Wilson recalls Van Halen as “a beautiful soul, a great inspiration… just so much joyfulness. When you see a picture of him and that smile, it looks like he was getting away with something, like illegal fun.” She also remembers that Heart learned a bit from being in the Van Halen orbit.

“We’d be at the bar in the hotel with those guys, and we were kind of novices in world of imbibing, comparatively speaking,” she says. “They introduced us to our first kamikazes — ‘Whoa! What’s in this thing, and how are you having your second or third one right now?’ They were the masters. They’d get all emotional about something and get into this big argument, almost ready to start a fight, then they’d be hugging and, ‘I love you, man!’ There was a lot of primal energy.”

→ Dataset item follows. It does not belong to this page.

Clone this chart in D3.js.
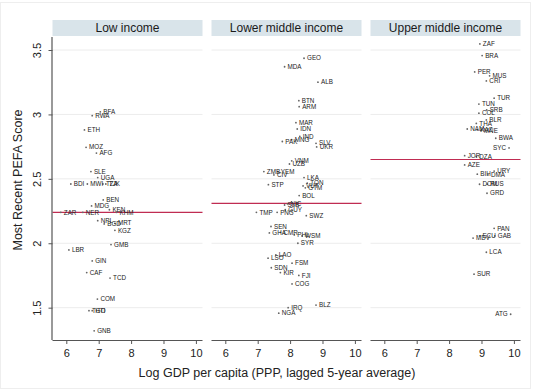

Having made the most of her enforced time off Wilson is, like so many others, looking forward to hitting the road again. She has some shows in the works, including summer collaboration with the Seattle Symphony Orchestra. And, she says, there’s a “really nice” 2022 tour offer for Heart on the table that she expects to pan out.

“We’re just gonna push forward with getting back to the live music thing, with our fingers crossed,” says Wilson. Any decisions about a new Heart record, the group’s first since 2016, will wait until then, she adds.

“I think the first thing would be to get Heart on the road,” Wilson says. “Ann’s been doing her own solo work and I’ve been doing my own solo work, and there’s a good chance a couple of those things might fit into the Heart format for that tour. The last Heart tour (in 2019) was really well-received, so I think it’s best to do some live playing first and then see where that leads us.”